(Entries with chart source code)
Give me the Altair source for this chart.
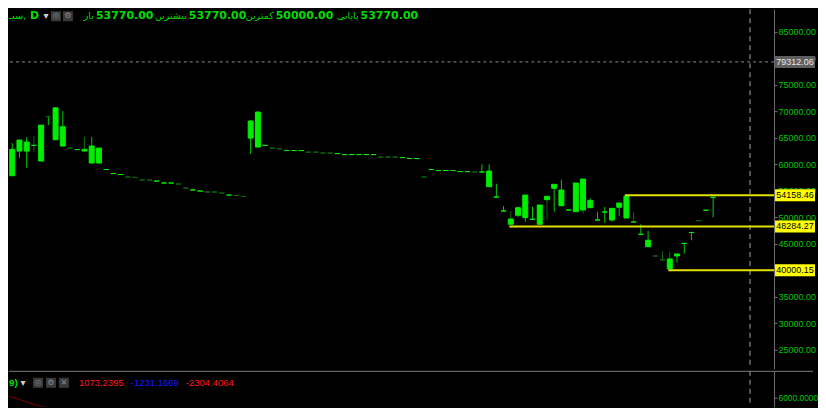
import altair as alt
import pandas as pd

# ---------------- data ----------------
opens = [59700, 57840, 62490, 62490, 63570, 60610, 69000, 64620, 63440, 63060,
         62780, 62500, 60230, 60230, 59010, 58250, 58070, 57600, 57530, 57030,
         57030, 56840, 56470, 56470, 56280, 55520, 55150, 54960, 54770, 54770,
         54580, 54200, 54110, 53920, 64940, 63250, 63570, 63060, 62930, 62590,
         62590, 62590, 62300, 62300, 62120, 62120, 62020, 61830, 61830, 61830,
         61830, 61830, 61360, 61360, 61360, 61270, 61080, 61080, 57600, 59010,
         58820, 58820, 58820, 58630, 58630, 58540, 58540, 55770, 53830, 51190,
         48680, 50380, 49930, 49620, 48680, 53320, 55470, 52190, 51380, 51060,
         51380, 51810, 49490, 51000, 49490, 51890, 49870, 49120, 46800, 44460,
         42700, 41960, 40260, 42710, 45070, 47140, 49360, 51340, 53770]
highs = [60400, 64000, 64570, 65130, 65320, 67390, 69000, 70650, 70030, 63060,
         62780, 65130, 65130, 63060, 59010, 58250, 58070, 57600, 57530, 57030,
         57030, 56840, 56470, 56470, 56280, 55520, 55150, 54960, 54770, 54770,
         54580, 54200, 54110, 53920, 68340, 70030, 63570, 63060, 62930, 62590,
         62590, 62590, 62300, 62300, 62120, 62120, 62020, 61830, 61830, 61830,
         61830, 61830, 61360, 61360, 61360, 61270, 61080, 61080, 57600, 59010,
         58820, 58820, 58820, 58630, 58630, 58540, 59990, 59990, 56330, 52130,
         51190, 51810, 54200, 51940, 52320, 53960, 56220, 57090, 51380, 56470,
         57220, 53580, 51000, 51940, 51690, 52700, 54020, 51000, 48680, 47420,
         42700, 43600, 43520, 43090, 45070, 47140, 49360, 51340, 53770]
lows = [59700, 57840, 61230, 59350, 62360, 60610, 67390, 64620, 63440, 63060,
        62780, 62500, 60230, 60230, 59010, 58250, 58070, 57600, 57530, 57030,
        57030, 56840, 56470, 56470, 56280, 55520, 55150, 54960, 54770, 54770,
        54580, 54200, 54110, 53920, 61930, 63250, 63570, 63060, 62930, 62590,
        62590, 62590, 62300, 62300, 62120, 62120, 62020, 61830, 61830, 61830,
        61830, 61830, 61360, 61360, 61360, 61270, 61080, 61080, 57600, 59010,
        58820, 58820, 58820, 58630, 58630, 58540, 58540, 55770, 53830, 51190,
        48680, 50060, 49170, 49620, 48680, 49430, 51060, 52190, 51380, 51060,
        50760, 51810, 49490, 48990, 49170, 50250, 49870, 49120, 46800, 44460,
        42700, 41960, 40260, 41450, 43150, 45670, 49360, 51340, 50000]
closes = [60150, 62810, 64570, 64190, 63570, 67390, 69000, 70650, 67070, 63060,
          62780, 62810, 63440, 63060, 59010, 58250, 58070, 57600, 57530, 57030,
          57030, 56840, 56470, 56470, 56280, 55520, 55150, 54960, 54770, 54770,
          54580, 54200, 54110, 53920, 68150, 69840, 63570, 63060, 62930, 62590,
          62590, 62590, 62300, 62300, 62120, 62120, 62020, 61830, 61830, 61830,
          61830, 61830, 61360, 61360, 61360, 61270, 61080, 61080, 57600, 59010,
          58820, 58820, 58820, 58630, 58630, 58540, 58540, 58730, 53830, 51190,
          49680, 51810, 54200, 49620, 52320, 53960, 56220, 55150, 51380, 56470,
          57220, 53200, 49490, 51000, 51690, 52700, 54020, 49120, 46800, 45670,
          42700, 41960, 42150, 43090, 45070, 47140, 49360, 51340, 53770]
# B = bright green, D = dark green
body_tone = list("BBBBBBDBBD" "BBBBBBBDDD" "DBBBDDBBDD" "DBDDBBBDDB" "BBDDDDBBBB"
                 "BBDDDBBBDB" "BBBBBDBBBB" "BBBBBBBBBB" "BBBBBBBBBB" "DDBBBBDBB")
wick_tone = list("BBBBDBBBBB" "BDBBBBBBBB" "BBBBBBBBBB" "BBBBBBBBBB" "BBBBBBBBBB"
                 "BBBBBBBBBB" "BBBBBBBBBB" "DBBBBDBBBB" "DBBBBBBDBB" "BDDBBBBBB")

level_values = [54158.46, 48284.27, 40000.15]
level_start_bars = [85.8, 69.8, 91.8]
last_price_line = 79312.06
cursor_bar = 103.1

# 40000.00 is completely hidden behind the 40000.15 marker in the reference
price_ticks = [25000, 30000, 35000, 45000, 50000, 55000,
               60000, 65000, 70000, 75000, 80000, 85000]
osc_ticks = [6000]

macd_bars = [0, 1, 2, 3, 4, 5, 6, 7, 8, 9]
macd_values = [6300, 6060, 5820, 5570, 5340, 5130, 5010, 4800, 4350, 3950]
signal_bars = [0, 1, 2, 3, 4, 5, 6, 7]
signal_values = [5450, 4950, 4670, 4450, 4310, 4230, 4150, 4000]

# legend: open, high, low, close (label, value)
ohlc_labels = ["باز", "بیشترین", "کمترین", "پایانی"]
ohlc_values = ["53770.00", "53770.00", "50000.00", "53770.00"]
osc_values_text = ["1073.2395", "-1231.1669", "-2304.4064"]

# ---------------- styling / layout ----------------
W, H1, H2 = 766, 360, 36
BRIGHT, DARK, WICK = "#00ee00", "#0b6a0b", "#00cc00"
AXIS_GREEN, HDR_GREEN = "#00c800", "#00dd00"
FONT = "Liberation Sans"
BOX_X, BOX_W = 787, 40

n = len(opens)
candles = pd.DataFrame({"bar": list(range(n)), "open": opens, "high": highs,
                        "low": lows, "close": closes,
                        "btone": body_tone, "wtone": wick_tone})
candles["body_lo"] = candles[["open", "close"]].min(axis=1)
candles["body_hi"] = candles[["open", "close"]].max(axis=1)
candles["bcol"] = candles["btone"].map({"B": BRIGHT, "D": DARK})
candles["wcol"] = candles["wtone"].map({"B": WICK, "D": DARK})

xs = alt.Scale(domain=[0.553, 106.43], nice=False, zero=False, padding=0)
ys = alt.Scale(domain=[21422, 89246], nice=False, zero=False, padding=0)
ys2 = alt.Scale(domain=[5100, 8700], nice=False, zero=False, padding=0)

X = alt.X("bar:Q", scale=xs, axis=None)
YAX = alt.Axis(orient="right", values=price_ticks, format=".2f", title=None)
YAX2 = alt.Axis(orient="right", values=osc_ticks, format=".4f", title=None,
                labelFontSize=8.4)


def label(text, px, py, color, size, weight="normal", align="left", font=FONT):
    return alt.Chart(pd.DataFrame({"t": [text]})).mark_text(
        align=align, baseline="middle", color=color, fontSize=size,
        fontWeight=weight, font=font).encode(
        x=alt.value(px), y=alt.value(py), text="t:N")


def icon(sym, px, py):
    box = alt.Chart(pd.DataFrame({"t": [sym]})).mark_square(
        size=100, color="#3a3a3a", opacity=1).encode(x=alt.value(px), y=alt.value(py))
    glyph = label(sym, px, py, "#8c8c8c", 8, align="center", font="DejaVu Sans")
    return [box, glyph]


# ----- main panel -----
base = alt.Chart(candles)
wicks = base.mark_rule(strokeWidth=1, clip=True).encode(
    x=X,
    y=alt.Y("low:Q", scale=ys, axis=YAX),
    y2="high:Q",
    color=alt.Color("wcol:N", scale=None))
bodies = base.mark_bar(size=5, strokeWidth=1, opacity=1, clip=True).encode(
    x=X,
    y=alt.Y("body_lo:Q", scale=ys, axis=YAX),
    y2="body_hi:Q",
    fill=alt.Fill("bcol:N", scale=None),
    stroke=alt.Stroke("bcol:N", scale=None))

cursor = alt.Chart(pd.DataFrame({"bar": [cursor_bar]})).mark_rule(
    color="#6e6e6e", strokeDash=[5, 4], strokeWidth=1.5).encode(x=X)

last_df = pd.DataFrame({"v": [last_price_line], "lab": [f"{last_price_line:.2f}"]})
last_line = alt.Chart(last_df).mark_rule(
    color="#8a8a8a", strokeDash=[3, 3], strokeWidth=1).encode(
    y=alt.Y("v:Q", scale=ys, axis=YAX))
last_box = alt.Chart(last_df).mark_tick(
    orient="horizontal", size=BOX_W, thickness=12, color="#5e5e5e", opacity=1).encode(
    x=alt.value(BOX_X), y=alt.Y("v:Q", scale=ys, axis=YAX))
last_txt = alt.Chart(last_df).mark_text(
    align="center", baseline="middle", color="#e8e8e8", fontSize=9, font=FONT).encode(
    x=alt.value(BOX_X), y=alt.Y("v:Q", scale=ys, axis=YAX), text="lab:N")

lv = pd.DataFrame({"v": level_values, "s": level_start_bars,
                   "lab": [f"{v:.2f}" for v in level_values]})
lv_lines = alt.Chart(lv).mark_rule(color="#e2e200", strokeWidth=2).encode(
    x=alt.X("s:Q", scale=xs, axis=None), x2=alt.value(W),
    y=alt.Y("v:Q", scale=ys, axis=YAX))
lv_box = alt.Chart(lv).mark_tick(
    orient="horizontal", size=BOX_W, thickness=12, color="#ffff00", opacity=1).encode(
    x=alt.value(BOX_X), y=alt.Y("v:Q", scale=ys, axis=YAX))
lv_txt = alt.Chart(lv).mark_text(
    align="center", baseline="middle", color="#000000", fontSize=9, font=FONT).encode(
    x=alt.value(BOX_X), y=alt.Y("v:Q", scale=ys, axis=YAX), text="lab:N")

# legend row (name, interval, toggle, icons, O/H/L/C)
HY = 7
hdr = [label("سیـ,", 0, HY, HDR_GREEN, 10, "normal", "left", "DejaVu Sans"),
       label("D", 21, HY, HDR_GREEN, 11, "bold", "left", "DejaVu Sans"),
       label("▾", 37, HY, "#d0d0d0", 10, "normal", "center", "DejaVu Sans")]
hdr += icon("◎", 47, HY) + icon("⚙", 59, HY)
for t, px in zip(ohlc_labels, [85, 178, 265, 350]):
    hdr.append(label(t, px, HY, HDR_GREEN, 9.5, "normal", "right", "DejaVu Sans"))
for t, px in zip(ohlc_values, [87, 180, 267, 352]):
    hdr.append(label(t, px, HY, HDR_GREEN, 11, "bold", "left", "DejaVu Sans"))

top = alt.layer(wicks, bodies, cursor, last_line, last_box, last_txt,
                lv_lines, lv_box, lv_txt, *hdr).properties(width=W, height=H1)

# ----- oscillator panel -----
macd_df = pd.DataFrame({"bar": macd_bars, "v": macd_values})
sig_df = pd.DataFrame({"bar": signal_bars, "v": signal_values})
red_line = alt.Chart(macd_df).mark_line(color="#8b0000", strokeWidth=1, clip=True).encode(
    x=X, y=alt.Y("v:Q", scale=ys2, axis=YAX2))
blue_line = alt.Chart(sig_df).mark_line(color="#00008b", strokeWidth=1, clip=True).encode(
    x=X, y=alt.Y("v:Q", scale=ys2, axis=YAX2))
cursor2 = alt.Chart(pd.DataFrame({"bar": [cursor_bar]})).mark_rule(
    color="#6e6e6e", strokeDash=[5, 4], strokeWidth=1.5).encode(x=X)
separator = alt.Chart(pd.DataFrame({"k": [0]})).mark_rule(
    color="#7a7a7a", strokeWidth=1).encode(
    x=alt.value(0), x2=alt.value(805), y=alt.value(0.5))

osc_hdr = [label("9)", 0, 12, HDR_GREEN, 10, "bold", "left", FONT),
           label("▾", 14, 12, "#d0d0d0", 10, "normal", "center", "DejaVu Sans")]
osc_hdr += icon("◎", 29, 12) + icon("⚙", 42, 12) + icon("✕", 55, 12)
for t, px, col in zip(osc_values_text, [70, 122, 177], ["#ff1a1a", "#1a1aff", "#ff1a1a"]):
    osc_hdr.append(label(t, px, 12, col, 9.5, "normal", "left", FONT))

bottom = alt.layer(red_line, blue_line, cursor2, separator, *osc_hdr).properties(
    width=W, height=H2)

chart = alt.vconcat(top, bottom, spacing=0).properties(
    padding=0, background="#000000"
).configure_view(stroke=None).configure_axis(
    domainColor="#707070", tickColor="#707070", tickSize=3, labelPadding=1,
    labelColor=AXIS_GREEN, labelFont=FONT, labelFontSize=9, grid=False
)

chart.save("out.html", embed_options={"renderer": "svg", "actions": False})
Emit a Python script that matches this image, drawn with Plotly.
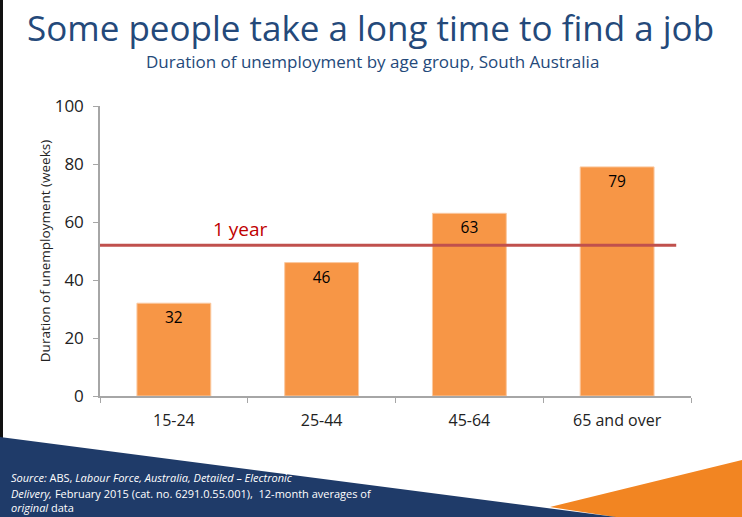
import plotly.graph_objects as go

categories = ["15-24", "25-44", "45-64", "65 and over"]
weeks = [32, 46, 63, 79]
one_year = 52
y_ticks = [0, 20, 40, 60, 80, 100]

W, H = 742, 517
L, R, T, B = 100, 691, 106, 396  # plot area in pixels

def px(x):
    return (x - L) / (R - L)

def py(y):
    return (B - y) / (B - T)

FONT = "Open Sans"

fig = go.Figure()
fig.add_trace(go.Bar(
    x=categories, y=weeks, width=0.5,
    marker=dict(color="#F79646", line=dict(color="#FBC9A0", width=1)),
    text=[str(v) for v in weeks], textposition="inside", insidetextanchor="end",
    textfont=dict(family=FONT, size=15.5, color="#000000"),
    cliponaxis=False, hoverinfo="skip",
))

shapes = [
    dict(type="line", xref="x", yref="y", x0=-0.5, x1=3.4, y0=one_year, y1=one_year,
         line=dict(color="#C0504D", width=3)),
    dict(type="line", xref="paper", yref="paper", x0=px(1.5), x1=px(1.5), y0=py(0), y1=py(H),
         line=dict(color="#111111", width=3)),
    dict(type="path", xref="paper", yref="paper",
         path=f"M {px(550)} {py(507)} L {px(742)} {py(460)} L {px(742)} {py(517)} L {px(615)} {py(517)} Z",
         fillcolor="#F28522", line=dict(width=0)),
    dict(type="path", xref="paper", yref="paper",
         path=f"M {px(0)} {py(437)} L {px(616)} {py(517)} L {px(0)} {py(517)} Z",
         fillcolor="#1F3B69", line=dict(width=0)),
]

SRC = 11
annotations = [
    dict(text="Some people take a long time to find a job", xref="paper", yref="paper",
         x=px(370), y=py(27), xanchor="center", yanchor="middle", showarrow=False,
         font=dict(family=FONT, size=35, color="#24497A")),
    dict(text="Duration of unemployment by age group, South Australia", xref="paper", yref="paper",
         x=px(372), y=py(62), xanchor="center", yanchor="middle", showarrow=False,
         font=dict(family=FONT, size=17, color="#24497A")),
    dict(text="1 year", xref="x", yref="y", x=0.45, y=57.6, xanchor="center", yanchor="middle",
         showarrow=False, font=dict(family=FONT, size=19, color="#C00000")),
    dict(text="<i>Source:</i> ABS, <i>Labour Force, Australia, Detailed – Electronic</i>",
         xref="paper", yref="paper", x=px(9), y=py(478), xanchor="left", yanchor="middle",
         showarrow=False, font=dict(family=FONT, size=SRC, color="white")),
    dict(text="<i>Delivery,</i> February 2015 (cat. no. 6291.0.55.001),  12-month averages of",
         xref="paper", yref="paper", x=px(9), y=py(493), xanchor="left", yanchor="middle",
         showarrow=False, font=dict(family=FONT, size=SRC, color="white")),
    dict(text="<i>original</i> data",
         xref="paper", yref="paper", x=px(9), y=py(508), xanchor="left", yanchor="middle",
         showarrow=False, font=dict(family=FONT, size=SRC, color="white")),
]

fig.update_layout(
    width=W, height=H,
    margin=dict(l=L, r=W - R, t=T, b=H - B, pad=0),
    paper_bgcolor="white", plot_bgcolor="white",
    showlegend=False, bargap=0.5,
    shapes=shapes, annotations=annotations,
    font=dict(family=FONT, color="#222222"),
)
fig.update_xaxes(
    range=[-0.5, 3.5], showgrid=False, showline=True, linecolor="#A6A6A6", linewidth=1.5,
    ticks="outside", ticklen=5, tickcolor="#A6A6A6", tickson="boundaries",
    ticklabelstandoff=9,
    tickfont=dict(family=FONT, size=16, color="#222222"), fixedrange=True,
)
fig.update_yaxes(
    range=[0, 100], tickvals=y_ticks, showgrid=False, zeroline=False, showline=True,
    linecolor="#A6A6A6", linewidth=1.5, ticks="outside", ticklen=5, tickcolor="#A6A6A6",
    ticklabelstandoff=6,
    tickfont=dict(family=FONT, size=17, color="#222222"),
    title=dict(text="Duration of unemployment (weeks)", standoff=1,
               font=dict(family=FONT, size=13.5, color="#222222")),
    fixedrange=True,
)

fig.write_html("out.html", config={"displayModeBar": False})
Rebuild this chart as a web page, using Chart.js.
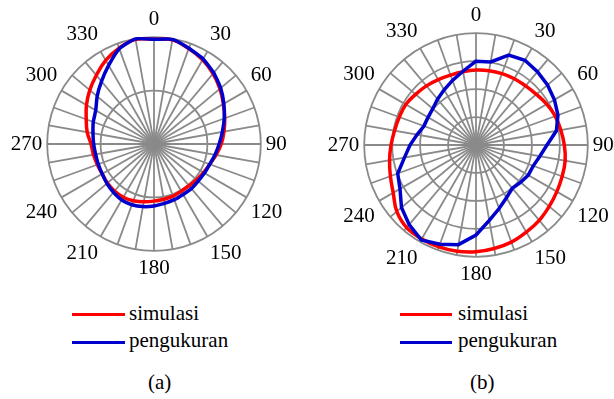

:: Aim of the exercise ::
Please reproduce, word for word, every line from the first line of the records above through the line containing "import pandas as pd", and leave out the pictures.

:: Answer for the task ::
Give me the Altair source for this chart.
import altair as alt
import pandas as pd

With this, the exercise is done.